:: Data extract ::
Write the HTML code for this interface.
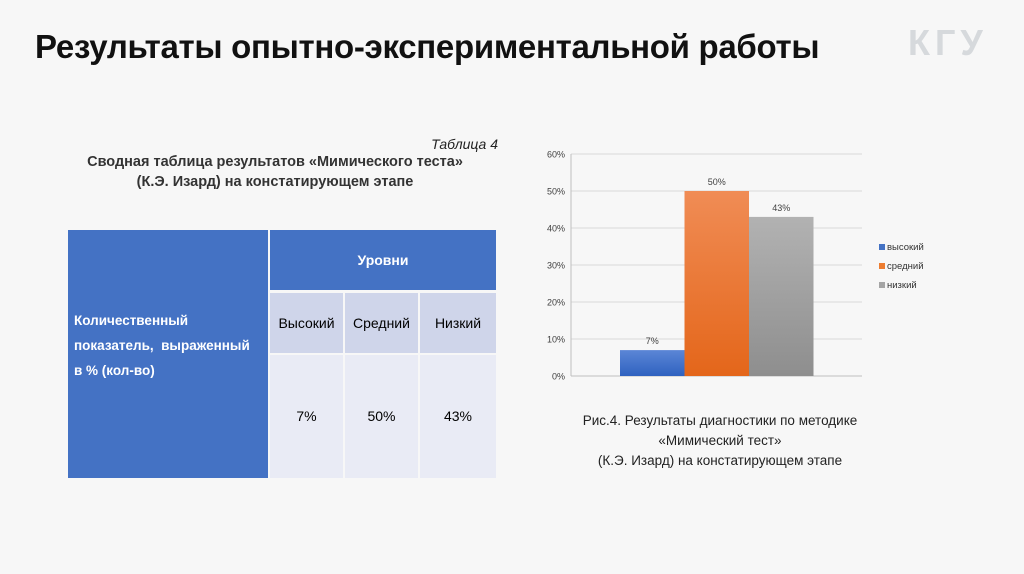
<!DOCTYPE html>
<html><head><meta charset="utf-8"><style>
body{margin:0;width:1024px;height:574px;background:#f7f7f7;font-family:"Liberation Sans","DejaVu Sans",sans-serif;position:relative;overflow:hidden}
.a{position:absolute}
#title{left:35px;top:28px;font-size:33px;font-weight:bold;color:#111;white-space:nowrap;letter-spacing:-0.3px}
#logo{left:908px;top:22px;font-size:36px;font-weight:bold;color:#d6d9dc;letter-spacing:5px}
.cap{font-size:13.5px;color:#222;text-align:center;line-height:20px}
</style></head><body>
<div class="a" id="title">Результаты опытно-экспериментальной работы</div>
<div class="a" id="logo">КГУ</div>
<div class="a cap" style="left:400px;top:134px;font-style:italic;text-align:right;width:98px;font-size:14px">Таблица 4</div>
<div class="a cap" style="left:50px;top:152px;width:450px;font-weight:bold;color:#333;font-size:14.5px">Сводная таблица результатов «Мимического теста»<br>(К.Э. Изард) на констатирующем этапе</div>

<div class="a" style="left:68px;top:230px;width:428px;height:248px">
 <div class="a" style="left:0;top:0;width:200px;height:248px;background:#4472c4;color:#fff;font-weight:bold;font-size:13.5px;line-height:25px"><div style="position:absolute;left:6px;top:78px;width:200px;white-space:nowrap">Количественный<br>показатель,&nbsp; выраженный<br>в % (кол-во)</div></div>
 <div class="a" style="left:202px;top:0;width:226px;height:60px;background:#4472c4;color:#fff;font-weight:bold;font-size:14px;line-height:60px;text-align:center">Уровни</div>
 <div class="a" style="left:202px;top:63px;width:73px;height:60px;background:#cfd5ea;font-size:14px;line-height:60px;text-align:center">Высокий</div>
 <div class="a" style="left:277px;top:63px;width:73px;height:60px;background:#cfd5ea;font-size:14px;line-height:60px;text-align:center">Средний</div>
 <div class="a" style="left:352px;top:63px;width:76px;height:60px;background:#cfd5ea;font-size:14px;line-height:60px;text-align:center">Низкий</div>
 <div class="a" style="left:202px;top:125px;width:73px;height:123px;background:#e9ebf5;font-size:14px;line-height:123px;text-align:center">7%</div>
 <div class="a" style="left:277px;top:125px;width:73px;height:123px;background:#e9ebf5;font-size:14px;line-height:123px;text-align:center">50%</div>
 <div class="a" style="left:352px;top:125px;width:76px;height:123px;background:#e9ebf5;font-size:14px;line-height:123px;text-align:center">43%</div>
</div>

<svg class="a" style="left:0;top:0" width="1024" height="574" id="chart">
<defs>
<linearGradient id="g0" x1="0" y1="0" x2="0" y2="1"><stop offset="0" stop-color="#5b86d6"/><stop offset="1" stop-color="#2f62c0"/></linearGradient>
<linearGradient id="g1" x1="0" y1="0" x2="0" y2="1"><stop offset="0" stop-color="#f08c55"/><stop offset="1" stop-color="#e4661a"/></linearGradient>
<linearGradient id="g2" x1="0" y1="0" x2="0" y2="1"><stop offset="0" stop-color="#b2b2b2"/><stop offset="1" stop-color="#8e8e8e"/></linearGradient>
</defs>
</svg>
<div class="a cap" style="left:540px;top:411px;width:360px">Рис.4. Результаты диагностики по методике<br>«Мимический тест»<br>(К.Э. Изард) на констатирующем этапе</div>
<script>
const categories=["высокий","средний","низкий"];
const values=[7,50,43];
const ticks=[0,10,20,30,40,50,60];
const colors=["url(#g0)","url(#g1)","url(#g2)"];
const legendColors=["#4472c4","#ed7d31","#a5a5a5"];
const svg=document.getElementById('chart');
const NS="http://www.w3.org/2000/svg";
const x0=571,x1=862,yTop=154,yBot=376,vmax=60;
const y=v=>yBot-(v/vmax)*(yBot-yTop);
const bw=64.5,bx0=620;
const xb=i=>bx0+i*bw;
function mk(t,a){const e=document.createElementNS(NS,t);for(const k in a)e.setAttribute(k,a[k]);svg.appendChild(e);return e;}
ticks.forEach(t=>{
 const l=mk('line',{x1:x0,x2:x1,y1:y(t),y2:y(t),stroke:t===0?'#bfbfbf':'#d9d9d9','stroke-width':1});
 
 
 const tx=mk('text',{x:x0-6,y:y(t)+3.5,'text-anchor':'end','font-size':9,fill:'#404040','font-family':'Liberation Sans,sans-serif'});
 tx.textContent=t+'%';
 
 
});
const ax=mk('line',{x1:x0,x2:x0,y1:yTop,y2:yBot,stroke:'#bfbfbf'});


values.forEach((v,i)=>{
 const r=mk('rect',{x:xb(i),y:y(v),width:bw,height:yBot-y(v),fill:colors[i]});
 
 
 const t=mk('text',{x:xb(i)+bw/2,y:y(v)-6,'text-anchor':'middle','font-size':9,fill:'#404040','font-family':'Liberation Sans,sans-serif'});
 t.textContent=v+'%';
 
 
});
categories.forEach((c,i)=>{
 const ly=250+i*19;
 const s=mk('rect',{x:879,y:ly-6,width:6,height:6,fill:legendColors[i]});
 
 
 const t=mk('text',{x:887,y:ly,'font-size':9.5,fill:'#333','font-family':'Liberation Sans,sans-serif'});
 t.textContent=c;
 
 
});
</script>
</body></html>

:: Written problem ::
Return each line exactly as written. Any picture gets left out.

:: Exercise result ::
Write the HTML code for this interface.
<!DOCTYPE html>
<html><head><meta charset="utf-8"><style>
body{margin:0;width:1024px;height:574px;background:#f7f7f7;font-family:"Liberation Sans","DejaVu Sans",sans-serif;position:relative;overflow:hidden}
.a{position:absolute}
#title{left:35px;top:28px;font-size:33px;font-weight:bold;color:#111;white-space:nowrap;letter-spacing:-0.3px}
#logo{left:908px;top:22px;font-size:36px;font-weight:bold;color:#d6d9dc;letter-spacing:5px}
.cap{font-size:13.5px;color:#222;text-align:center;line-height:20px}
</style></head><body>
<div class="a" id="title">Результаты опытно-экспериментальной работы</div>
<div class="a" id="logo">КГУ</div>
<div class="a cap" style="left:400px;top:134px;font-style:italic;text-align:right;width:98px;font-size:14px">Таблица 4</div>
<div class="a cap" style="left:50px;top:152px;width:450px;font-weight:bold;color:#333;font-size:14.5px">Сводная таблица результатов «Мимического теста»<br>(К.Э. Изард) на констатирующем этапе</div>

<div class="a" style="left:68px;top:230px;width:428px;height:248px">
 <div class="a" style="left:0;top:0;width:200px;height:248px;background:#4472c4;color:#fff;font-weight:bold;font-size:13.5px;line-height:25px"><div style="position:absolute;left:6px;top:78px;width:200px;white-space:nowrap">Количественный<br>показатель,&nbsp; выраженный<br>в % (кол-во)</div></div>
 <div class="a" style="left:202px;top:0;width:226px;height:60px;background:#4472c4;color:#fff;font-weight:bold;font-size:14px;line-height:60px;text-align:center">Уровни</div>
 <div class="a" style="left:202px;top:63px;width:73px;height:60px;background:#cfd5ea;font-size:14px;line-height:60px;text-align:center">Высокий</div>
 <div class="a" style="left:277px;top:63px;width:73px;height:60px;background:#cfd5ea;font-size:14px;line-height:60px;text-align:center">Средний</div>
 <div class="a" style="left:352px;top:63px;width:76px;height:60px;background:#cfd5ea;font-size:14px;line-height:60px;text-align:center">Низкий</div>
 <div class="a" style="left:202px;top:125px;width:73px;height:123px;background:#e9ebf5;font-size:14px;line-height:123px;text-align:center">7%</div>
 <div class="a" style="left:277px;top:125px;width:73px;height:123px;background:#e9ebf5;font-size:14px;line-height:123px;text-align:center">50%</div>
 <div class="a" style="left:352px;top:125px;width:76px;height:123px;background:#e9ebf5;font-size:14px;line-height:123px;text-align:center">43%</div>
</div>

<svg class="a" style="left:0;top:0" width="1024" height="574" id="chart">
<defs>
<linearGradient id="g0" x1="0" y1="0" x2="0" y2="1"><stop offset="0" stop-color="#5b86d6"/><stop offset="1" stop-color="#2f62c0"/></linearGradient>
<linearGradient id="g1" x1="0" y1="0" x2="0" y2="1"><stop offset="0" stop-color="#f08c55"/><stop offset="1" stop-color="#e4661a"/></linearGradient>
<linearGradient id="g2" x1="0" y1="0" x2="0" y2="1"><stop offset="0" stop-color="#b2b2b2"/><stop offset="1" stop-color="#8e8e8e"/></linearGradient>
</defs>
</svg>
<div class="a cap" style="left:540px;top:411px;width:360px">Рис.4. Результаты диагностики по методике<br>«Мимический тест»<br>(К.Э. Изард) на констатирующем этапе</div>
<script>
const categories=["высокий","средний","низкий"];
const values=[7,50,43];
const ticks=[0,10,20,30,40,50,60];
const colors=["url(#g0)","url(#g1)","url(#g2)"];
const legendColors=["#4472c4","#ed7d31","#a5a5a5"];
const svg=document.getElementById('chart');
const NS="http://www.w3.org/2000/svg";
const x0=571,x1=862,yTop=154,yBot=376,vmax=60;
const y=v=>yBot-(v/vmax)*(yBot-yTop);
const bw=64.5,bx0=620;
const xb=i=>bx0+i*bw;
function mk(t,a){const e=document.createElementNS(NS,t);for(const k in a)e.setAttribute(k,a[k]);svg.appendChild(e);return e;}
ticks.forEach(t=>{
 const l=mk('line',{x1:x0,x2:x1,y1:y(t),y2:y(t),stroke:t===0?'#bfbfbf':'#d9d9d9','stroke-width':1});
 
 
 const tx=mk('text',{x:x0-6,y:y(t)+3.5,'text-anchor':'end','font-size':9,fill:'#404040','font-family':'Liberation Sans,sans-serif'});
 tx.textContent=t+'%';
 
 
});
const ax=mk('line',{x1:x0,x2:x0,y1:yTop,y2:yBot,stroke:'#bfbfbf'});


values.forEach((v,i)=>{
 const r=mk('rect',{x:xb(i),y:y(v),width:bw,height:yBot-y(v),fill:colors[i]});
 
 
 const t=mk('text',{x:xb(i)+bw/2,y:y(v)-6,'text-anchor':'middle','font-size':9,fill:'#404040','font-family':'Liberation Sans,sans-serif'});
 t.textContent=v+'%';
 
 
});
categories.forEach((c,i)=>{
 const ly=250+i*19;
 const s=mk('rect',{x:879,y:ly-6,width:6,height:6,fill:legendColors[i]});
 
 
 const t=mk('text',{x:887,y:ly,'font-size':9.5,fill:'#333','font-family':'Liberation Sans,sans-serif'});
 t.textContent=c;
 
 
});
</script>
</body></html>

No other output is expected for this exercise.